10. On the above premise, learned counsel for opposite party no.2 submits that impugned order enhancing the amount of monthly maintenance allowance, as earlier awarded by the trial court in the proceedings under Section 125 Cr.P.C. in favour of opposite party nos. 2 and 3 cannot be said to be illegal or perverse in any manner, therefore, the present criminal revision liable to be dismissed.
11. Except the above issues, neither the learned counsel for the revisionist nor learned A.G.A. have stated anything else on any other issue.
13. Considering the facts and circumstances of the case, submissions made by learned counsel for the parties as well as perusal of record including the impugned judgment, this Court finds that it is an admitted case that the opposite party no. 2 is legally wedded wife of the revisionist and as per the settled law, the revisionist cannot shirk from his pious liabilities for maintaining his legally wedded wife and son.
12. So far as separate living of the opposite party no.2 from her husband i.e. revisionist is concerned, the trial court has categorically recorded that the opposite party no.2 is living separately from her husband at her parental house with sufficient cause. In the opinion of the Court, the finding returned by the trial court, while passing the impugned judgment, on the said issue is a categorical finding of fact. Since this Court sits in a revisional jurisdiction, it cannot embark upon a re-appreciation of evidence as suggested by the learned counsel for the revisionist. The evidence led before the trial court has been dealt with by the trial court while passing the impugned judgment. Therefore, this Court is of the view that this Court cannot substitute its own finding while exercising its powers under Section 397/401 Cr.P.C.
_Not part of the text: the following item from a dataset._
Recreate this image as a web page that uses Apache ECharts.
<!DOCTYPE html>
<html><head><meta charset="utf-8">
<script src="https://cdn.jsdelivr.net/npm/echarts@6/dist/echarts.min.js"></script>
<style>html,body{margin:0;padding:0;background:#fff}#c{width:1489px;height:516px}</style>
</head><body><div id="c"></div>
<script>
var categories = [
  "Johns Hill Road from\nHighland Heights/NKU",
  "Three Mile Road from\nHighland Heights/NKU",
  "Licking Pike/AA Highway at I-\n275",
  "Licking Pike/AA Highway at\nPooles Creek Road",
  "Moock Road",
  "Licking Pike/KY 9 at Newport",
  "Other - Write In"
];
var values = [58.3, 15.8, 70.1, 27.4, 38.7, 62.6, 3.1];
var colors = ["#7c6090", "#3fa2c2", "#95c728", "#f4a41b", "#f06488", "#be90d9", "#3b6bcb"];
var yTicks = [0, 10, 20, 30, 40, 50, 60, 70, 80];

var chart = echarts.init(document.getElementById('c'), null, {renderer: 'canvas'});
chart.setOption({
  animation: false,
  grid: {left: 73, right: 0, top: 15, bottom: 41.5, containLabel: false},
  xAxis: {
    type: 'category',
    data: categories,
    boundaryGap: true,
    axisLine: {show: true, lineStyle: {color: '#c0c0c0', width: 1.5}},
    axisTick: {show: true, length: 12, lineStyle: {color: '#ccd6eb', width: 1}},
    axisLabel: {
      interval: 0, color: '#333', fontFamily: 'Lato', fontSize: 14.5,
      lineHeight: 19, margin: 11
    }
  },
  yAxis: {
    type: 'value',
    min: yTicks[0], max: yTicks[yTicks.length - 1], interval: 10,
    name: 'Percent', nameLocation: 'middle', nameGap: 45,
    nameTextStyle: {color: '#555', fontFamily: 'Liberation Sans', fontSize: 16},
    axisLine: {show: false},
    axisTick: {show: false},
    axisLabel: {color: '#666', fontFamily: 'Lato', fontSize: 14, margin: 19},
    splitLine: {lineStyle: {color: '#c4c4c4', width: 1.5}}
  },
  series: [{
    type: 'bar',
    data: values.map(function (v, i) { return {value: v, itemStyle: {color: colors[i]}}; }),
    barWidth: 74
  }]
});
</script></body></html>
13. Qua the income of the opposite party no.2, from the perusal of the impugned judgment, it transpires that there is nothing on record to establish that she is a working lady and she has any source of income in order to maintain herself. The trial court has also opined that opposite party no.2 has no source of income.
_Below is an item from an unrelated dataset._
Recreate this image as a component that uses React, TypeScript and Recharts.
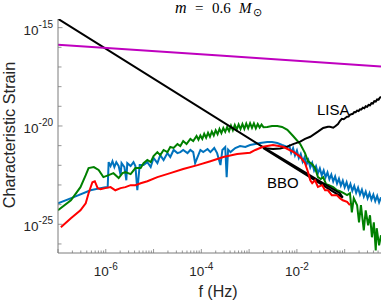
import React from 'react';
import { LineChart, Line, XAxis, YAxis } from 'recharts';

// every value is a log10: x = log10(f / Hz), y = log10(characteristic strain)
const X_LABELS = [-6, -4, -2];
const Y_LABELS = [-25, -20, -15];
const X_DOMAIN: [number, number] = [-7, -0.24];
const Y_DOMAIN: [number, number] = [-26.46, -14.56];
const X_DECADES = [-7, -6, -5, -4, -3, -2, -1];
const Y_DECADES = [-26, -25, -24, -23, -22, -21, -20, -19, -18, -17, -16, -15];

const MAGENTA = [[-7, -15.87], [-3.62, -16.42], [-0.24, -16.97]];

const LISA = [
  [-7, -14.55], [-2.71, -21.07], [-2.62, -21.15], [-2.5, -21.17], [-2.35, -21.15],
  [-2.2, -21.05], [-2.08, -20.92], [-1.93, -20.8], [-1.83, -20.66], [-1.72, -20.55],
  [-1.56, -20.29], [-1.45, -20.1], [-1.35, -20.04], [-1.31, -20.04], [-1.24, -20.09],
  [-1.19, -20.0], [-1.14, -19.9], [-1.1, -19.75], [-1.06, -19.64], [-1.02, -19.66],
  [-0.98, -19.58], [-0.95, -19.53], [-0.92, -19.52], [-0.89, -19.43], [-0.86, -19.4],
  [-0.83, -19.38], [-0.8, -19.29], [-0.77, -19.3], [-0.74, -19.22], [-0.71, -19.24],
  [-0.68, -19.15], [-0.65, -19.16], [-0.62, -19.07], [-0.59, -19.1], [-0.56, -19.0],
  [-0.53, -19.03], [-0.5, -18.93], [-0.47, -18.95], [-0.44, -18.84], [-0.41, -18.86],
  [-0.38, -18.74], [-0.35, -18.76], [-0.32, -18.65], [-0.29, -18.66], [-0.26, -18.55],
  [-0.24, -18.52],
];

const BBO = [[-2.71, -21.07], [-1.1, -23.42], [-1.04, -23.64], [-2.71, -21.12]];

const BLUE = [
  [-7, -23.93], [-6.67, -23.62], [-6.32, -23.27], [-6.01, -23.11], [-5.96, -23.11],
  [-5.94, -21.84], [-5.9, -22.04], [-5.86, -21.79], [-5.82, -22.09], [-5.78, -21.84],
  [-5.73, -22.04], [-5.69, -22.5], [-5.67, -21.89], [-5.61, -22.09], [-5.57, -22.76],
  [-5.55, -21.89], [-5.48, -22.04], [-5.42, -21.84], [-5.38, -22.04], [-5.34, -23.27],
  [-5.29, -21.99], [-5.21, -21.99], [-5.13, -21.84], [-5.06, -22.09], [-5.0, -21.63],
  [-4.92, -21.89], [-4.86, -21.48], [-4.79, -21.73], [-4.71, -21.38], [-4.65, -21.58],
  [-4.58, -21.22], [-4.5, -21.38], [-4.44, -21.33], [-4.38, -21.22], [-4.29, -21.38],
  [-4.23, -21.22], [-4.17, -21.33], [-4.13, -21.89], [-4.08, -21.58], [-4.02, -21.22],
  [-3.96, -21.33], [-3.87, -21.17], [-3.81, -21.33], [-3.73, -21.12], [-3.67, -21.38],
  [-3.6, -21.99], [-3.56, -21.22], [-3.5, -21.07], [-3.47, -22.6], [-3.44, -21.2],
  [-3.39, -21.33], [-3.29, -21.12], [-3.19, -21.02], [-3.08, -21.07], [-2.98, -20.97],
  [-2.87, -20.92], [-2.77, -20.87], [-2.62, -20.82], [-2.52, -20.82], [-2.41, -20.87],
  [-2.31, -20.97], [-2.2, -21.07], [-2.16, -21.0], [-2.12, -21.37], [-2.08, -21.13],
  [-2.04, -21.49], [-2.0, -21.25], [-1.96, -21.63], [-1.92, -21.42], [-1.88, -21.81],
  [-1.84, -21.59], [-1.8, -21.97], [-1.76, -21.74], [-1.72, -22.11], [-1.68, -21.88],
  [-1.64, -22.26], [-1.6, -22.05], [-1.56, -22.41], [-1.52, -22.16], [-1.48, -22.51],
  [-1.44, -22.26], [-1.4, -22.61], [-1.36, -22.36], [-1.32, -22.71], [-1.28, -22.47],
  [-1.24, -22.82], [-1.2, -22.57], [-1.16, -22.93], [-1.12, -22.68], [-1.08, -23.03],
  [-1.04, -22.78], [-1.0, -23.12], [-0.96, -22.86], [-0.92, -23.21], [-0.88, -22.95],
  [-0.84, -23.3], [-0.8, -23.05], [-0.76, -23.4], [-0.72, -23.14], [-0.68, -23.49],
  [-0.64, -23.24], [-0.6, -23.59], [-0.56, -23.34], [-0.52, -23.68], [-0.48, -23.42],
  [-0.44, -23.75], [-0.4, -23.49], [-0.36, -23.82], [-0.32, -23.56], [-0.28, -23.89],
  [-0.24, -23.63],
];

const GREEN = [
  [-7, -24.29], [-6.73, -23.78], [-6.53, -23.11], [-6.42, -22.5], [-6.36, -22.14],
  [-6.25, -22.09], [-6.15, -22.24], [-6.05, -22.6], [-5.94, -22.5], [-5.84, -22.4],
  [-5.73, -22.65], [-5.65, -22.4], [-5.59, -22.35], [-5.48, -22.45], [-5.38, -22.14],
  [-5.27, -22.14], [-5.21, -21.89], [-5.13, -21.73], [-5.06, -21.84], [-5.0, -21.53],
  [-4.92, -21.33], [-4.86, -21.48], [-4.79, -21.22], [-4.71, -21.33], [-4.65, -21.07],
  [-4.58, -21.12], [-4.5, -20.92], [-4.44, -21.02], [-4.38, -20.77], [-4.31, -20.92],
  [-4.23, -20.66], [-4.17, -20.77], [-4.1, -20.51], [-4.06, -20.7], [-4.02, -20.48],
  [-3.98, -20.66], [-3.94, -20.4], [-3.9, -20.6], [-3.86, -20.35], [-3.82, -20.55],
  [-3.78, -20.28], [-3.74, -20.48], [-3.7, -20.22], [-3.66, -20.42], [-3.62, -20.15],
  [-3.58, -20.36], [-3.54, -20.1], [-3.5, -20.3], [-3.46, -20.05], [-3.42, -20.26],
  [-3.38, -19.98], [-3.34, -20.22], [-3.3, -19.95], [-3.26, -20.18], [-3.22, -19.92],
  [-3.18, -20.16], [-3.14, -19.9], [-3.1, -20.15], [-3.06, -19.88], [-3.02, -20.12],
  [-2.98, -19.86], [-2.94, -20.1], [-2.9, -19.87], [-2.86, -20.12], [-2.82, -19.9],
  [-2.78, -20.08], [-2.74, -19.93], [-2.7, -20.06], [-2.62, -20.05], [-2.52, -20.0],
  [-2.41, -20.0], [-2.31, -20.05], [-2.2, -20.2], [-2.08, -20.51], [-1.93, -20.92],
  [-1.83, -21.38], [-1.77, -21.79], [-1.68, -21.94], [-1.62, -22.14], [-1.56, -22.6],
  [-1.5, -22.7], [-1.45, -22.6], [-1.39, -22.96], [-1.33, -23.01], [-1.24, -23.11],
  [-1.16, -23.27], [-1.1, -23.32], [-1.02, -23.42], [-0.95, -23.52], [-0.89, -23.42],
  [-0.85, -24.39], [-0.81, -23.67], [-0.74, -24.03], [-0.7, -24.9], [-0.66, -24.03],
  [-0.6, -25.31], [-0.56, -24.29], [-0.51, -25.05], [-0.47, -24.54], [-0.43, -25.66],
  [-0.39, -24.9], [-0.35, -26.33], [-0.33, -25.2], [-0.28, -26.07], [-0.24, -25.56],
];

const RED = [
  [-6.94, -25.15], [-6.73, -24.69], [-6.53, -24.29], [-6.42, -23.93], [-6.36, -23.42],
  [-6.28, -22.86], [-6.23, -22.81], [-6.17, -23.16], [-6.11, -23.21], [-6.01, -23.16],
  [-5.9, -23.11], [-5.8, -23.27], [-5.69, -23.16], [-5.59, -23.11], [-5.48, -23.01],
  [-5.38, -23.01], [-5.27, -22.91], [-5.13, -22.81], [-4.92, -22.6], [-4.65, -22.4],
  [-4.38, -22.19], [-4.08, -21.99], [-3.81, -21.79], [-3.54, -21.58], [-3.25, -21.43],
  [-2.98, -21.36], [-2.87, -21.22], [-2.71, -21.06], [-2.5, -20.97], [-2.29, -21.06],
  [-2.08, -21.31], [-1.93, -21.57], [-1.83, -21.89], [-1.77, -22.33], [-1.72, -22.76],
  [-1.68, -22.91], [-1.62, -22.76], [-1.56, -23.1], [-1.47, -23.01], [-1.41, -23.27],
  [-1.35, -23.27], [-1.27, -23.52], [-1.16, -23.52], [-1.1, -23.67], [-1.04, -23.78],
  [-0.95, -23.86], [-0.89, -24.03],
];

const rows = (pts: number[][]) => pts.map(([x, y]) => ({ x, y }));
const near = (a: number, b: number) => Math.abs(a - b) < 1e-9;
const isDecade = (v: number) => near(v, Math.round(v));

const X_TICKS = X_DECADES.flatMap((d) =>
  [1, 2, 3, 4, 5, 6, 7, 8, 9].map((k) => d + Math.log10(k))
).filter((v) => v >= X_DOMAIN[0] - 1e-9 && v <= X_DOMAIN[1]);

const AXIS = '#7c7c7c';
const TEXT = '#262626';
const SANS = '"Liberation Sans", Arial, Helvetica, sans-serif';
const SERIF = '"Liberation Serif", "Times New Roman", serif';

const xTick = (top: boolean) => (props: any) => {
  const { x, y, payload } = props;
  const v = payload.value;
  const len = isDecade(v) ? 4 : 2.5;
  const label = !top && X_LABELS.some((l) => near(l, v));
  return (
    <g>
      <line x1={x} x2={x} y1={y} y2={top ? y + len : y - len} stroke={AXIS} strokeWidth={0.8} />
      {label && (
        <text x={x} y={y + 23} textAnchor="middle" fontFamily={SANS} fontSize={13.5} fill={TEXT}>
          10<tspan dy={-6} fontSize={10}>{v}</tspan>
        </text>
      )}
    </g>
  );
};

const yTick = (right: boolean) => (props: any) => {
  const { x, y, payload } = props;
  const v = payload.value;
  const label = !right && Y_LABELS.some((l) => near(l, v));
  const len = label ? 4.5 : 3.5;
  return (
    <g>
      <line x1={x} x2={right ? x - len : x + len} y1={y} y2={y} stroke={AXIS} strokeWidth={0.8} />
      {label && (
        <text x={x - 5} y={y + 7} textAnchor="end" fontFamily={SANS} fontSize={13.5} fill={TEXT}>
          10<tspan dy={-7} fontSize={10}>{v}</tspan>
        </text>
      )}
    </g>
  );
};

export default function App() {
  const line = (data: number[][], color: string, key: string) => (
    <Line
      key={key}
      data={rows(data)}
      dataKey="y"
      type="linear"
      stroke={color}
      strokeWidth={2}
      dot={false}
      activeDot={false}
      isAnimationActive={false}
    />
  );
  return (
    <div style={{ position: 'absolute', left: 0, top: 0, width: 382, height: 302, background: '#fff' }}>
      <LineChart width={382} height={302} margin={{ top: 19, right: 1, bottom: 0, left: 0 }}>
        <XAxis
          dataKey="x"
          type="number"
          domain={X_DOMAIN}
          allowDataOverflow
          ticks={X_TICKS}
          interval={0}
          height={49}
          tickSize={0}
          tickMargin={0}
          tickLine={false}
          axisLine={{ stroke: AXIS }}
          tick={xTick(false)}
        />
        <XAxis
          xAxisId="top"
          orientation="top"
          dataKey="x"
          type="number"
          domain={X_DOMAIN}
          allowDataOverflow
          ticks={X_TICKS}
          interval={0}
          height={0}
          tickSize={0}
          tickMargin={0}
          tickLine={false}
          axisLine={{ stroke: AXIS }}
          tick={xTick(true)}
        />
        <YAxis
          type="number"
          domain={Y_DOMAIN}
          allowDataOverflow
          ticks={Y_DECADES}
          interval={0}
          width={58}
          tickSize={0}
          tickMargin={0}
          tickLine={false}
          axisLine={{ stroke: AXIS }}
          tick={yTick(false)}
        />
        <YAxis
          yAxisId="right"
          orientation="right"
          type="number"
          domain={Y_DOMAIN}
          allowDataOverflow
          ticks={Y_DECADES}
          interval={0}
          width={0}
          tickSize={0}
          tickMargin={0}
          tickLine={false}
          axisLine={{ stroke: AXIS }}
          tick={yTick(true)}
        />
        {line(BLUE, '#0072BD', 'blue')}
        {line(GREEN, '#008000', 'green')}
        {line(LISA, '#000000', 'lisa')}
        {line(BBO, '#000000', 'bbo')}
        {line(RED, '#ff0000', 'red')}
        {line(MAGENTA, '#bf00bf', 'magenta')}
      </LineChart>
      <svg width={382} height={302} style={{ position: 'absolute', left: 0, top: 0, pointerEvents: 'none' }}>
        <text y={13} fontFamily={SERIF} fontSize={15} fill="#000">
          <tspan x={175} fontStyle="italic" fontSize={16}>m</tspan>
          <tspan x={195}>=</tspan>
          <tspan x={212}>0.6</tspan>
          <tspan x={239} fontStyle="italic">M</tspan>
          <tspan x={253} dy={3} fontSize={11}>⊙</tspan>
        </text>
        <text x={218} y={297} textAnchor="middle" fontFamily={SANS} fontSize={16} fill={TEXT}>f (Hz)</text>
        <text
          x={14.5}
          y={135}
          transform="rotate(-90 14.5 135)"
          textAnchor="middle"
          fontFamily={SANS}
          fontSize={16.3}
          fill={TEXT}
        >
          Characteristic Strain
        </text>
        <text x={317} y={115} fontFamily={SANS} fontSize={15} fill="#000">LISA</text>
        <text x={267} y={188} fontFamily={SANS} fontSize={15} fill="#000">BBO</text>
      </svg>
    </div>
  );
}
14. So far as the changed of circumstances is concerned, this Court may record that the circumstances which have been changed in the life of opposite party nos. 2 and 3 and also the circumstances which have changed in the monthly income of the revisionist have specifically been mentioned. This Court finds substance in the argument raised by the learned counsel for opposite party no.2 that the judgment passed by the trial court in the proceedings under Section 125 Cr.P.C. awarding maintenance allowance in favour of opposite party nos. 2 and 3 in the year 2014 and the impugned order of enhancement has been passed in the year 2024, as such, nearly ten years have elapsed since then and in these ten years rate of inflation, rate of house hold things, cost of living and the income of any person are much more increased in the same ratio in the year 2024 as were in the year 2014. The facts of the present case is clearly distinguishable from the facts of the case of Jyoti @ Gayatri which has heavily relied upon by the learned counsel for the revisionist.
15. Qua the monthly income of the revisionist, this Court may record that it is not doubt true there is no documentary evidence adduced before the trial court as to what is the exact income of the revisionist. However, during the course of argument, learned counsel for the revisionist has submitted before this Court that the revisionist is labourer under the MANREGA scheme.
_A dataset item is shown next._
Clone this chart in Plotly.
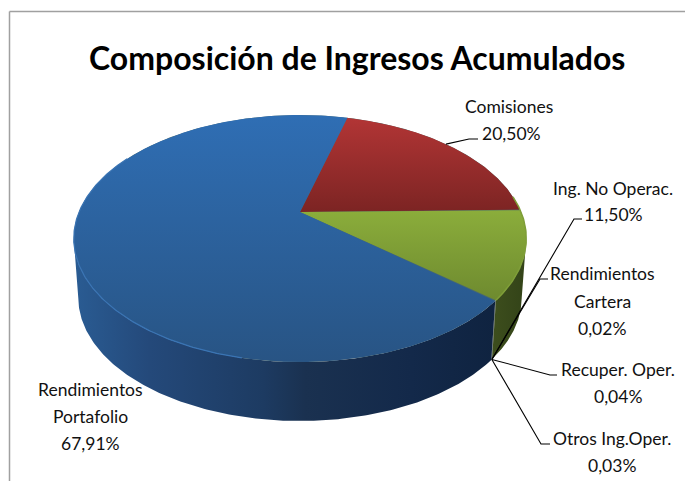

16. The Hon'ble Supreme Court of India in the case of Rajnesh Vs. Neha (supra) has opined that since it is the sacrosanct duty of the husband to provide financial support to the wife, the husband is required to earn money even by physical labour, if he is able-bodied, and cannot not avoid his obligation.
17. In that circumstance, at the present time, in the opinion of the Court, the revisionist, who is an able bodied person and a labourer would have earned Rs. 600/- per day, meaning thereby his monthly income would be Rs. 18,000/- per month.
18. The Hon'ble Supreme Court of India in the cases of Rajnesh Vs. Neha (Supra) and Kulbhushan Kumar (Dr) v. Raj Kumari reported in (1970) 3 SCC 129, has observed that the maintenance allowances can be granted up to the extent of 25% of the net income of the husband. The maintenance amount awarded must be reasonable and realistic, and avoid either of the two extremes i.e. maintenance awarded to the wife should neither be so extravagant which becomes oppressive and unbearable for the respondent, nor should it be so meagre that it drives the wife to penury.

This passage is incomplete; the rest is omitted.